Land Rover decided to break the mold a bit with the introduction of its all-new Discovery. On Tuesday, the three-row SUV was given an open-air reveal at a pop-up venue in L.A.’s Venice neighborhood, next to some seriously cool action sports equipment. The active lifestyle environment fit nicely with Land Rover’s new model, which the automaker says is its most versatile yet.
With seating for seven passengers, a premium cabin, innovative convenience features, and sophisticated off-road goodies, the 2017 Discovery is your new go-anywhere-in-comfort SUV. It’s also a handsome thing, with a rounded body and striking exterior touches that look considerably upmarket for the price ($50,985, including destination charge, for the Discovery SE, the least expensive of several variants).
Among the car’s highlights are seats that can be configured via an Apple or Android smartphone, new driver assistance features, advanced tow assist (more on that in a moment), a bunch of storage cubbies, nine USB ports, and a Wi-Fi hot spot.
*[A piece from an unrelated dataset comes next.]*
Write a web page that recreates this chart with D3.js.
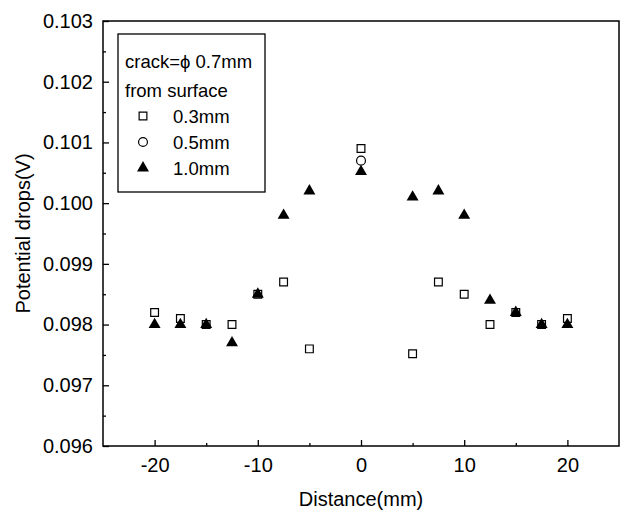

All this is baked into a body that weighs up to 1,000 pounds less than the current LR4, thanks to aluminum construction.
At launch, the Discovery will only be sold in First Edition spec, which retails for $74,945. Though that may sound like a lot, it’s a relative bargain considering how many toys come standard. Having personally poked and prodded this new SUV, I can assure you that Land Rover isn’t ripping anyone off – every surface is high quality.
The Discovery will eventually be offered in several variants, including the Discovery SE, which is powered by a 3.0-liter V6 making 340 horsepower. There’s also the Discovery HSE ($56,950), Discovery HSE Td6 ($58,950), which uses a 3.0-liter diesel V6 rated at 254hp and 443 pound-feet of torque, and the Discovery HSE Luxury ($63,950), Discovery HSE Luxury Td6 ($65,950), and the aforementioned Discovery First Edition.
With the introduction of its 2017 Discovery, Land Rover is showcasing its all-new advanced tow assist technology, which helps drivers back up with a trailer (similar to Ford’s towing aid). Towing up to 8,201 pounds in the Discovery is no problem, but backing that load up can be difficult. With Advanced Tow Assist, drivers can guide their trailer or camper into position without using the steering wheel.
While a 10-inch display shows multiple rear camera angles and trajectory lines, a console-mounted dial (dubbed Terrain Response 2) is used to steer the trailer. If the system detects a potential jackknife situation, it will alert the driver. Short of the system steering the trailer autonomously, it doesn’t get much easier to backup with a trailer or camper.